Minister Christoffers wies auf das Cottbuser Jugendstilkino »Weltspiegel« hin, das mit 102 Jahren vermutlich älteste Kino Deutschlands, das sich inzwischen rekonstruiert und mit modernster Technik ausgestattet zeigt. Auch das gehöre zum würdigen Rahmen des jährlichen Filmfestivals. Das Filmfest werde auch weiter dazu dienen, den osteuropäischen Film bekannt zu machen und ihm eine Plattform zu bieten.

Gegründet worden ist das Festival 1991, und es gilt inzwischen als führendes Forum des zeitgenössischen Filmschaffens in Osteuropa. Zu 80 Prozent sitzen im Publikum Cottbuser. Einen regelrechten Tourismus habe man mit dem Festival noch nicht erzeugen können, gaben die Veranstalter zu. Doch gebe es durchaus Gäste, die sich für dieses Festival eine Woche Urlaub nehmen und extra anreisen. Vertreten seien alle Altersklassen, vom Kind bis zum Rentner, und sie gehören auch allen sozialen Schichten an, die es in Cottbus gibt. Man hoffe diesmal, die 20 000er Grenze bei den Besuchern »zu knacken«.

Sehen Ostdeutsche und Westdeutsche die gezeigten Filme anders? Geschäftsführer Ackermann besteht darauf: »Wir Ossis kennen die Erzählweise des rumänischen, ungarischen, polnischen oder tschechischen Films. Das funktioniert bei uns. Bei den Wessis ist das nicht immer gleich so.« Zwischen dem ostdeutschen und dem westdeutschen »Bildungsbürgertum« nahm er da deutliche Unterschiede wahr.
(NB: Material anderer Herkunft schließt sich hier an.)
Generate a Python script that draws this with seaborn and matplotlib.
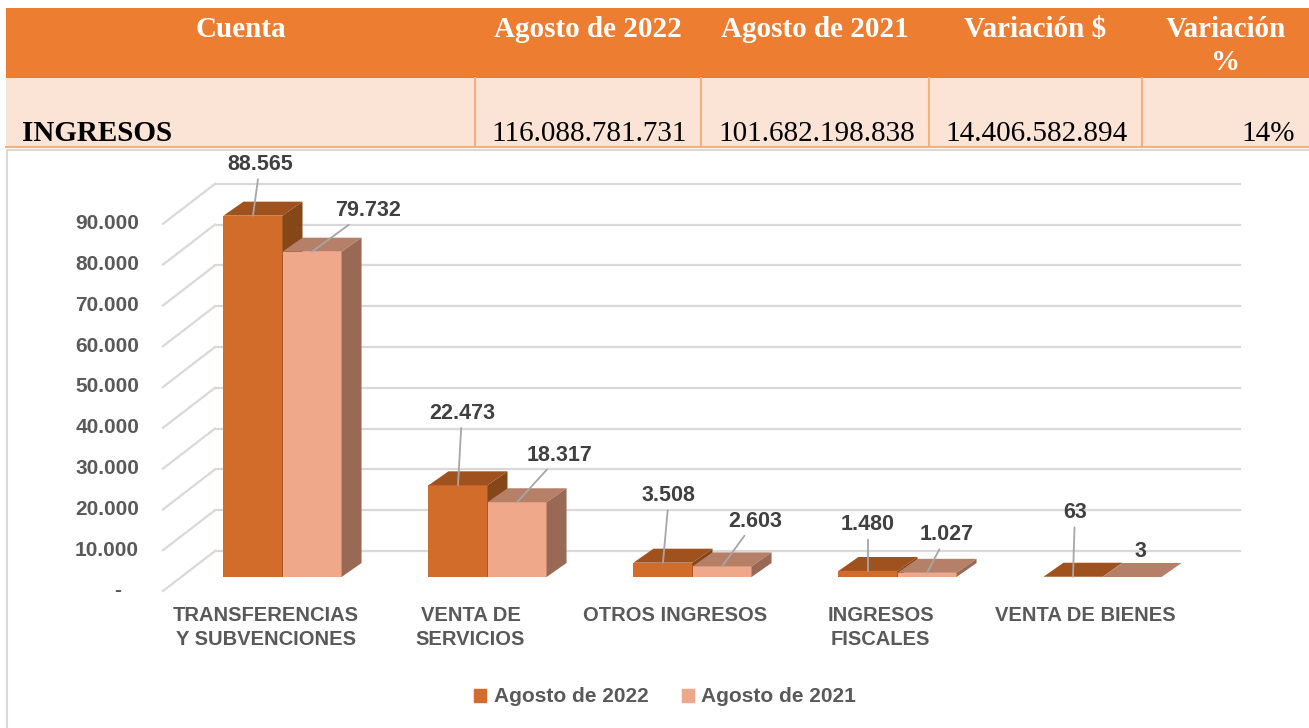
import matplotlib
matplotlib.use("Agg")
import matplotlib.pyplot as plt
from matplotlib.patches import Polygon, Rectangle, Patch
import seaborn as sns
import pandas as pd

# --- DATA ---
CATEGORIAS = ["TRANSFERENCIAS\nY SUBVENCIONES", "VENTA DE\nSERVICIOS",
              "OTROS INGRESOS", "INGRESOS\nFISCALES", "VENTA DE BIENES"]
PERIODOS = ["Agosto de 2022", "Agosto de 2021"]
VALORES_2022 = [88565, 22473, 3508, 1480, 63]
VALORES_2021 = [79732, 18317, 2603, 1027, 3]
Y_TICKS = [0, 10000, 20000, 30000, 40000, 50000, 60000, 70000, 80000, 90000]

TABLA_ENCABEZADO = ["Cuenta", "Agosto de 2022", "Agosto de 2021", "Variación $", "Variación\n%"]
TABLA_FILA = ["INGRESOS", "116.088.781.731", "101.682.198.838", "14.406.582.894", "14%"]

# --- STYLE ---
W, H = 1309, 728
FRENTE = ["#D16C2B", "#F0A88B"]
TAPA = ["#A0521E", "#B67F68"]
LADO = ["#854618", "#9A6955"]
GRIS_TXT = "#595959"
GRIS_LBL = "#404040"
GRID = "#D9D9D9"

# label offsets in pixels (right, up) from bar top
OFFS_2022 = [(7, 51), (4, 72), (6, 67), (0, 46), (2, 64)]
OFFS_2021 = [(56, 41), (43, 47), (33, 45), (20, 38), (8, 25)]

plt.rcParams['font.family'] = ['Liberation Sans', 'DejaVu Sans']

fig = plt.figure(figsize=(W / 100, H / 100), dpi=100)

# --- TABLE ---
tax = fig.add_axes([0, 0, 1, 1], zorder=-1)
tax.set_xlim(0, W)
tax.set_ylim(H, 0)
tax.axis('off')
cols = [6, 475, 701, 929, 1142, 1309]
tax.add_patch(Rectangle((6, 8), W - 6, 70, color="#ED7D31", lw=0))
tax.add_patch(Rectangle((6, 78), W - 6, 69, color="#FBE4D5", lw=0))
for c in cols[1:-1]:
    tax.plot([c, c], [78, 147], color="#F4B083", lw=1.5)
tax.plot([6, W], [147, 147], color="#F4B083", lw=1.5)
# chart frame
tax.plot([7, W], [150, 150], color=GRID, lw=1.5)
tax.plot([7, 7], [150, H], color=GRID, lw=1.5)

serif = ['Liberation Serif', 'DejaVu Serif']
for i, txt in enumerate(TABLA_ENCABEZADO):
    cx = (cols[i] + cols[i + 1]) / 2
    for n, linea in enumerate(txt.split("\n")):
        tax.text(cx, 37 + 33 * n, linea, ha='center', va='baseline', color='white',
                 fontsize=21, fontweight='bold', family=serif)
tax.text(22, 141, TABLA_FILA[0], ha='left', va='baseline', color='black',
         fontsize=21, fontweight='bold', family=serif)
for i, txt in enumerate(TABLA_FILA[1:], start=1):
    tax.text(cols[i + 1] - 14, 141, txt, ha='right', va='baseline',
             color='black', fontsize=21, family=serif)

# --- CHART ---
ax_left, ax_right, ax_base, ax_h = 180, 1205, 577, 408
ax = fig.add_axes([ax_left / W, (H - ax_base) / H, (ax_right - ax_left) / W, ax_h / H])
ax.set_facecolor('none')
XMIN, XMAX, YMAX = -0.5, 4.5, 100000
PX_X = (XMAX - XMIN) / (ax_right - ax_left)
PX_Y = YMAX / ax_h


def off(dx, dy):
    # pixel offset (right, down) -> data offset
    return dx * PX_X, -dy * PX_Y


FRONT = off(-17, 14)
BACK = off(35, -26)
DEPTH = off(20, -14)

df = pd.DataFrame({
    "cuenta": CATEGORIAS * 2,
    "periodo": [PERIODOS[0]] * len(CATEGORIAS) + [PERIODOS[1]] * len(CATEGORIAS),
    "valor": VALORES_2022 + VALORES_2021,
})
sns.barplot(data=df, x="cuenta", y="valor", hue="periodo", hue_order=PERIODOS,
            palette=FRENTE, saturation=1, width=0.576, linewidth=0,
            legend=False, ax=ax)
ax.set_xlim(XMIN, XMAX)
ax.set_ylim(0, YMAX)
ax.axis('off')

# back wall and side wall grid
for v in Y_TICKS:
    ax.plot([XMIN + BACK[0], XMAX + BACK[0]], [v + BACK[1]] * 2,
            color=GRID, lw=1.6, clip_on=False, zorder=0)
    ax.plot([XMIN + FRONT[0], XMIN + BACK[0]], [v + FRONT[1], v + BACK[1]],
            color=GRID, lw=1.6, clip_on=False, zorder=0)
    lbl = "-   " if v == 0 else f"{v:,.0f}".replace(",", ".")
    ax.text(XMIN + (139 - ax_left) * PX_X, v + FRONT[1], lbl, ha='right',
            va='center', fontsize=15, fontweight='bold', color=GRIS_TXT,
            clip_on=False)

# 3D faces and labels
dx, dy = DEPTH
for k, cont in enumerate(ax.containers):
    offs = OFFS_2022 if k == 0 else OFFS_2021
    for j, bar in enumerate(cont):
        x0, w, h = bar.get_x(), bar.get_width(), bar.get_height()
        bar.set_zorder(2 + k)
        top = [(x0, h), (x0 + w, h), (x0 + w + dx, h + dy), (x0 + dx, h + dy)]
        side = [(x0 + w, 0), (x0 + w, h), (x0 + w + dx, h + dy), (x0 + w + dx, dy)]
        ax.add_patch(Polygon(top, closed=True, color=TAPA[k], lw=0,
                             zorder=2.5 + k, clip_on=False))
        ax.add_patch(Polygon(side, closed=True, color=LADO[k], lw=0,
                             zorder=2.5 + k, clip_on=False))
        ox, oy = offs[j]
        props = None
        if (ox ** 2 + oy ** 2) ** 0.5 > 30:
            props = dict(arrowstyle='-', color='#A6A6A6', lw=1.3,
                         shrinkA=1, shrinkB=0)
        ax.annotate(f"{h:,.0f}".replace(",", "."), xy=(x0 + w / 2, h),
                    xytext=(ox, oy), textcoords='offset pixels',
                    ha='center', va='center', fontsize=15.5, fontweight='bold',
                    color=GRIS_LBL, arrowprops=props, zorder=6,
                    annotation_clip=False)

for i, cat in enumerate(CATEGORIAS):
    ax.text(i + FRONT[0], -29 * PX_Y, cat, ha='center', va='top',
            fontsize=14.5, fontweight='bold', color=GRIS_TXT,
            linespacing=1.35, clip_on=False)

handles = [Patch(color=c) for c in FRENTE]
fig.legend(handles, PERIODOS, loc='center', bbox_to_anchor=(665 / W, 1 - 697 / H),
           ncol=2, frameon=False, handlelength=0.6, handleheight=0.6,
           handletextpad=0.35, columnspacing=1.6,
           prop=dict(size=15, weight='bold'), labelcolor=GRIS_TXT)

plt.savefig("out.png", dpi=100)
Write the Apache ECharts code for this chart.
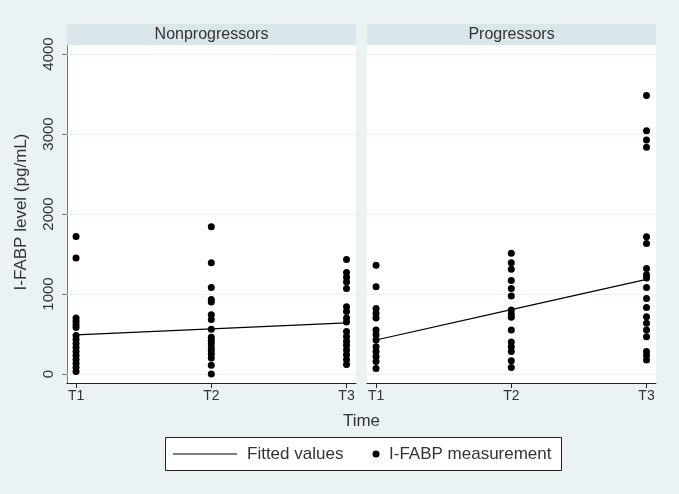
<!DOCTYPE html>
<html>
<head>
<meta charset="utf-8">
<script src="https://cdn.jsdelivr.net/npm/echarts@6/dist/echarts.min.js"></script>
<style>
html,body{margin:0;padding:0;background:#eaf2f3;}
#c{width:679px;height:494px;}
</style>
</head>
<body>
<div id="c"></div>
<script>
const categories = ['T1', 'T2', 'T3'];
const panels = ['Nonprogressors', 'Progressors'];
const yTicks = [0, 1000, 2000, 3000, 4000];

const nonT1 = [1720, 1450, 700, 660, 620, 580, 480, 430, 380, 330, 280, 230, 180, 130, 80, 30];
const nonT2 = [1840, 1390, 1080, 930, 900, 740, 680, 560, 460, 420, 380, 330, 290, 250, 200, 110, 0];
const nonT3 = [1430, 1270, 1210, 1150, 1070, 840, 780, 700, 650, 530, 470, 410, 360, 300, 240, 180, 120];
const progT1 = [1360, 1090, 820, 760, 700, 550, 490, 425, 340, 280, 220, 155, 70];
const progT2 = [1510, 1390, 1310, 1170, 1070, 975, 800, 750, 710, 550, 400, 340, 280, 165, 80];
const progT3 = [3480, 3040, 2925, 2835, 1715, 1630, 1320, 1240, 1200, 1080, 945, 830, 715, 635, 550, 465, 280, 230, 175];
const fitNon = [488, 563, 638];
const fitProg = [425, 804, 1183];

const FONT = '"Liberation Sans", Arial, sans-serif';

function pts(groups) {
  const out = [];
  groups.forEach((arr, i) => arr.forEach(v => out.push([i + 1, v])));
  return out;
}
function fitPts(arr) { return arr.map((v, i) => [i + 1, v]); }

const gridLeft = [67, 367];
const gridW = 289, gridTop = 45, gridH = 338;

const chart = echarts.init(document.getElementById('c'), null, {renderer: 'canvas'});

const grids = gridLeft.map(l => ({left: l, top: gridTop, width: gridW, height: gridH, show: true, backgroundColor: '#ffffff', borderWidth: 0}));

const xAxes = [0, 1].map(i => ({
  type: 'value', gridIndex: i, min: 0.933, max: 3.07,
  axisLine: {show: true, onZero: false, lineStyle: {color: '#222', width: 1}},
  axisTick: {show: true, customValues: [1, 2, 3], length: 5, lineStyle: {color: '#222'}},
  axisLabel: {customValues: [1, 2, 3], formatter: v => categories[Math.round(v) - 1], color: '#333', fontSize: 14, fontFamily: FONT, margin: 6},
  splitLine: {show: false}
}));

const yAxes = [0, 1].map(i => ({
  type: 'value', gridIndex: i, min: -112.5, max: 4112.5,
  axisLine: {show: i === 0, lineStyle: {color: '#6f7d84', width: 1}},
  axisTick: {show: i === 0, customValues: yTicks, length: 5, lineStyle: {color: '#6f7d84'}},
  axisLabel: {show: i === 0, customValues: yTicks, formatter: v => String(Math.round(v)), rotate: 90, color: '#333', fontSize: 15, fontFamily: FONT, margin: 11},
  splitLine: {show: false}
}));

function gridMark() {
  return {
    silent: true, symbol: 'none', label: {show: false}, z: 1,
    lineStyle: {color: '#eaf1f3', width: 1, type: 'solid'},
    emphasis: {disabled: true},
    data: yTicks.map(v => ({yAxis: v}))
  };
}

const series = [
  {type: 'line', name: 'grid0', xAxisIndex: 0, yAxisIndex: 0, data: [], markLine: gridMark(), z: 1},
  {type: 'line', name: 'grid1', xAxisIndex: 1, yAxisIndex: 1, data: [], markLine: gridMark(), z: 1},
  {type: 'scatter', name: 'I-FABP measurement', xAxisIndex: 0, yAxisIndex: 0, data: pts([nonT1, nonT2, nonT3]), symbolSize: 7, itemStyle: {color: '#000', opacity: 1}, z: 6},
  {type: 'scatter', name: 'I-FABP measurement', xAxisIndex: 1, yAxisIndex: 1, data: pts([progT1, progT2, progT3]), symbolSize: 7, itemStyle: {color: '#000', opacity: 1}, z: 6},
  {type: 'line', name: 'Fitted values', xAxisIndex: 0, yAxisIndex: 0, data: fitPts(fitNon), symbol: 'none', lineStyle: {color: '#000', width: 1.2}, z: 7},
  {type: 'line', name: 'Fitted values', xAxisIndex: 1, yAxisIndex: 1, data: fitPts(fitProg), symbol: 'none', lineStyle: {color: '#000', width: 1.2}, z: 7}
];

const graphic = [];
panels.forEach((p, i) => {
  graphic.push({type: 'rect', shape: {x: gridLeft[i], y: 24, width: gridW, height: 21}, style: {fill: '#d9e6eb'}, z: 10});
  graphic.push({type: 'text', x: gridLeft[i] + gridW / 2, y: 34.5, style: {text: p, font: '16px ' + FONT, fill: '#333', textAlign: 'center', textVerticalAlign: 'middle'}, z: 11});
});
graphic.push({type: 'text', x: 21, y: 212, rotation: Math.PI / 2, style: {text: 'I-FABP level (pg/mL)', font: '17px ' + FONT, fill: '#333', textAlign: 'center', textVerticalAlign: 'middle'}, z: 11});
graphic.push({type: 'text', x: 361.5, y: 421, style: {text: 'Time', font: '17px ' + FONT, fill: '#333', textAlign: 'center', textVerticalAlign: 'middle'}, z: 11});
// legend box
graphic.push({type: 'rect', shape: {x: 165.5, y: 437.5, width: 396, height: 33}, style: {fill: '#fff', stroke: '#222', lineWidth: 1}, z: 10});
graphic.push({type: 'line', shape: {x1: 173, y1: 454, x2: 237, y2: 454}, style: {stroke: '#000', lineWidth: 1.2}, z: 11});
graphic.push({type: 'text', x: 247, y: 454, style: {text: 'Fitted values', font: '17px ' + FONT, fill: '#333', textVerticalAlign: 'middle'}, z: 11});
graphic.push({type: 'circle', shape: {cx: 376, cy: 454, r: 3.5}, style: {fill: '#000'}, z: 11});
graphic.push({type: 'text', x: 389, y: 454, style: {text: 'I-FABP measurement', font: '17px ' + FONT, fill: '#333', textVerticalAlign: 'middle'}, z: 11});

chart.setOption({
  backgroundColor: '#eaf2f3',
  animation: false,
  grid: grids,
  xAxis: xAxes,
  yAxis: yAxes,
  series: series,
  graphic: graphic
});
</script>
</body>
</html>
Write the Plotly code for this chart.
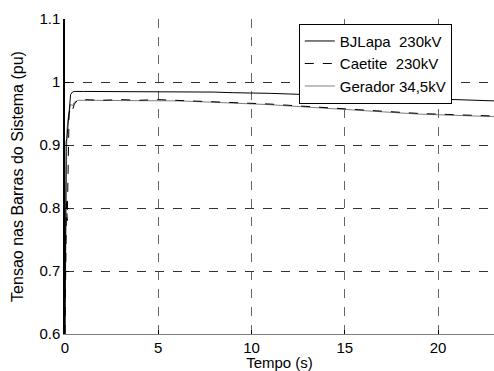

Etwas pikiert reagierte darauf Kirsten Niehuus, Geschäftsführerin des Medienboards Berlin-Brandenburg. In digitalisierter Form werde am 12. November im Westberliner »Eva«-Kino der Konrad-Wolf-Film »Solo Sunny« gezeigt, sagte sie. Und sie sei sicher, das werde auch in Westberlin »super funktionieren«.